Il governo inventa la Local tax: è la solita stangata sulla casa

La nuova imposta, che riunisce Imu e Tasi, coprirà il 65% delle entrate tributarie dei Comuni. La Cgia: cambiare le sigle non serve, si smetta di spremere i proprietari di immobili

Il governo inventa la Local tax: è la solita stangata sulla casa

Parola d'ordine semplificare. Come no. Dal gennaio 2016 la tassazione sulla casa cambia solo «trucco». La Local tax sostituirà l'Imu e la Tasi e assorbirà (pare) il 65 per cento delle entrate tributarie comunali. Altro modulo, altre trappole fiscali, ennesimo capitolo di un infinito marasma burocratico che, per ora, semplifica la carta. E non ci farà risparmiare un euro. Vediamo perché.

Secondo un calcolo della Cgia di Mestre l'eventuale (il condizionale è sempre d'obbligo) sostituzione di una serie di tasse comunali con la Local tax porterebbe in un'unica soluzione 26 miliardi nelle casse dei Comuni. La Cgia ha anche elencato le principali imposte/tasse comunali e i relativi gettiti che potrebbero essere sostituiti dalla nuova tassa unica. Tra Imu e Tasi (21,1 miliardi di euro), l'addizionale comunale Irpef (4,1 miliardi di euro), l'imposta sulla pubblicità (426 milioni di euro), la tassa sull'occupazione degli spazi e aree pubbliche (218 milioni di euro), l'imposta di soggiorno (105 milioni di euro) e l'imposta di scopo (14 milioni di euro), il gettito totale si aggira sui 26 miliardi di euro: soldi che i sindaci dovrebbero incassare con la Local tax. Ovviamente, fanno notare dalla Cgia, siamo ancora nel campo delle ipotesi, ma le indiscrezioni che sono emerse in questi ultimi giorni lasciano presagire che dal primo gennaio l'Imu, la Tasi, l'addizionale comunale Irpef e una serie di piccole imposte minori dovrebbero lasciare il posto alla «tassa unica». «L'eventuale semplificazione della tassazione comunale - segnala il segretario della Cgia Giuseppe Bortolussi - dovrebbe rendere più facile pagare le tasse. Ma il punto è un altro. Oltre a semplificare bisogna ridurre il peso delle entrate, visto che a partire dal 2011, ultimo anno in cui gli italiani hanno pagato l'Ici, la tassazione su botteghe, piccoli negozi e uffici ha subito un'impennata spaventosa, a causa dell'introduzione dell'Imu e, successivamente, della Tasi».
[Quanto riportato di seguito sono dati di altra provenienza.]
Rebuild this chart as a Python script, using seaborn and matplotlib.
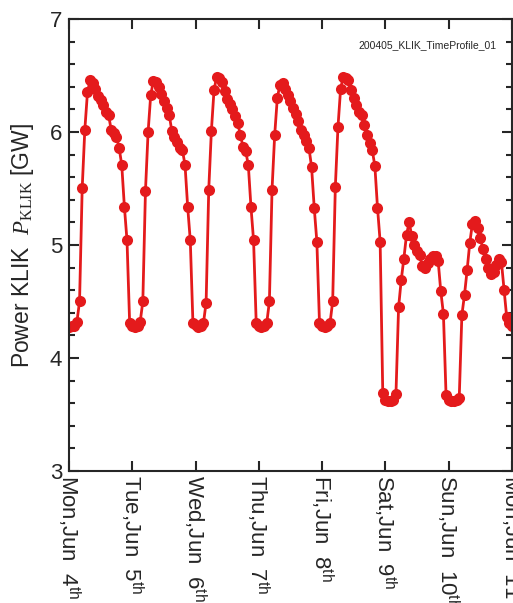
import matplotlib
matplotlib.use('Agg')
import matplotlib.pyplot as plt
from matplotlib.ticker import MultipleLocator
import seaborn as sns
import numpy as np
import pandas as pd

# ===============================
# DATA (hourly values, GW)
# ===============================
mon = [4.27, 4.28, 4.28, 4.32, 4.50, 5.50, 6.02, 6.35, 6.46, 6.43, 6.38, 6.32,
       6.28, 6.24, 6.18, 6.15, 6.02, 5.99, 5.96, 5.86, 5.71, 5.34, 5.04, 4.31]
tue = [4.28, 4.27, 4.28, 4.32, 4.50, 5.48, 6.00, 6.33, 6.45, 6.44, 6.40, 6.34,
       6.27, 6.21, 6.15, 6.01, 5.96, 5.91, 5.86, 5.84, 5.71, 5.34, 5.04, 4.31]
wed = [4.29, 4.27, 4.28, 4.31, 4.49, 5.49, 6.01, 6.37, 6.49, 6.48, 6.44, 6.36,
       6.29, 6.25, 6.20, 6.14, 6.08, 5.97, 5.87, 5.83, 5.71, 5.34, 5.04, 4.31]
thu = [4.28, 4.27, 4.28, 4.31, 4.50, 5.49, 5.97, 6.30, 6.42, 6.43, 6.38, 6.33,
       6.27, 6.21, 6.16, 6.10, 6.02, 5.97, 5.92, 5.86, 5.69, 5.33, 5.03, 4.31]
fri = [4.28, 4.27, 4.28, 4.31, 4.50, 5.51, 6.04, 6.38, 6.49, 6.48, 6.46, 6.37,
       6.30, 6.24, 6.18, 6.15, 6.06, 5.97, 5.90, 5.84, 5.70, 5.33, 5.03, 3.69]
sat = [3.63, 3.62, 3.62, 3.63, 3.68, 4.45, 4.69, 4.88, 5.09, 5.20, 5.08, 5.00,
       4.95, 4.91, 4.81, 4.80, 4.84, 4.88, 4.90, 4.90, 4.86, 4.59, 4.39, 3.67]
sun = [3.63, 3.62, 3.62, 3.63, 3.65, 4.38, 4.56, 4.78, 5.02, 5.19, 5.21, 5.15,
       5.06, 4.96, 4.88, 4.80, 4.74, 4.76, 4.82, 4.88, 4.85, 4.60, 4.36, 4.31]
next_mon = [4.28]

day_labels = ['Mon,Jun  4$^{\\mathsf{th}}$', 'Tue,Jun  5$^{\\mathsf{th}}$',
              'Wed,Jun  6$^{\\mathsf{th}}$', 'Thu,Jun  7$^{\\mathsf{th}}$',
              'Fri,Jun  8$^{\\mathsf{th}}$', 'Sat,Jun  9$^{\\mathsf{th}}$',
              'Sun,Jun  10$^{\\mathsf{th}}$', 'Mon,Jun  11$^{\\mathsf{th}}$']

power = mon + tue + wed + thu + fri + sat + sun + next_mon
df = pd.DataFrame({'dia': np.arange(len(power)) / 24.0, 'potencia': power})

# ===============================
# STYLE
# ===============================
sns.set_style('ticks')
plt.rcParams['font.family'] = ['Liberation Sans', 'DejaVu Sans']
plt.rcParams['mathtext.fontset'] = 'custom'
plt.rcParams['mathtext.rm'] = 'Liberation Serif'
plt.rcParams['mathtext.it'] = 'Liberation Serif:italic'
plt.rcParams['mathtext.sf'] = 'Liberation Sans'

cor = '#e41a1c'

fig = plt.figure(figsize=(5.13, 6.03), dpi=100)
ax = fig.add_axes([0.1345, 0.219, 0.8635, 0.7495])

sns.lineplot(data=df, x='dia', y='potencia', ax=ax, color=cor, linewidth=2,
             marker='o', markersize=8, markeredgecolor=cor, markeredgewidth=0)

ax.set_xlim(0, 7)
ax.set_ylim(3, 7)
ax.yaxis.set_minor_locator(MultipleLocator(0.2))

ax.set_xticks(range(len(day_labels)))
ax.set_xticklabels(day_labels, rotation=-90, fontsize=16, va='top', ha='center')
ax.set_yticks([3, 4, 5, 6, 7])
ax.set_yticklabels(['3', '4', '5', '6', '7'], fontsize=16)

for s in ax.spines.values():
    s.set_visible(True)
    s.set_linewidth(1.5)
ax.tick_params(which='both', direction='in', top=True, right=True, width=1.5)
ax.tick_params(which='major', length=7, pad=5)
ax.tick_params(axis='x', which='major', pad=3)
ax.tick_params(which='minor', length=4)

ax.set_xlabel('')
ax.set_ylabel('Power KLIK  $P_{\\mathrm{KLIK}}$ [GW]', fontsize=16.5)
ax.yaxis.set_label_coords(-0.075, 0.5)

ax.text(0.966, 0.942, '200405_KLIK_TimeProfile_01', transform=ax.transAxes,
        ha='right', va='center', fontsize=7.5)

plt.savefig('out.png', dpi=100)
In generale la Cgia ha calcolato le probabili incidenze della tassa unica sulle grandi città. 69 per cento a Milano, 66 a Roma, 57 a Bologna e 52 a Firenze, Genova e Torino. Sotto la media nazionale Perugia (47%), Palermo (45), Reggio Calabria (38), Venezia (36) e Napoli (33). «Oltre all'imponente sforzo economico che i proprietari degli immobili sono chiamati a sostenere - commenta il segretario della Cgia Giuseppe Bortolussi - gli italiani sono costretti a farsi carico di un costo addizionale per espletare le operazioni di pagamento che non ha eguali in Europa». Secondo i dati della Banca Mondiale, infatti, per onorare le tasse nel nostro Paese sono necessari 33 giorni lavorativi. Nell'area dell'euro solo il Portogallo sta peggio. «Pertanto, ridurre il numero di tributi sulla casa non dice nulla e non importa agli italiani. Serve solo tagliare il peso fiscale che preme sugli immobili». Bortolussi ricorda che tra il 2010 e il 2014 la tassazione sulla casa è raddoppiata, mentre il valore economico delle abitazioni è sceso in media del 16%. «Due fenomeni - commenta - di segno nettamente opposto che hanno contribuito a impoverire gli italiani».

«Una ridda di sigle addirittura imbarazzante.

Inizialmente - chiude Bortolussi - si parlava di Service tax, poi di Isi, Imposta per i servizi indivisibili, poi Trise, Tuc, infine Iuc, che attualmente include Tasi, Imu e Tari. In attesa della Local tax, non ci rimane che sperare che gli esperimenti e il dilettantismo di coloro che li hanno compiuti siano finalmente conclusi».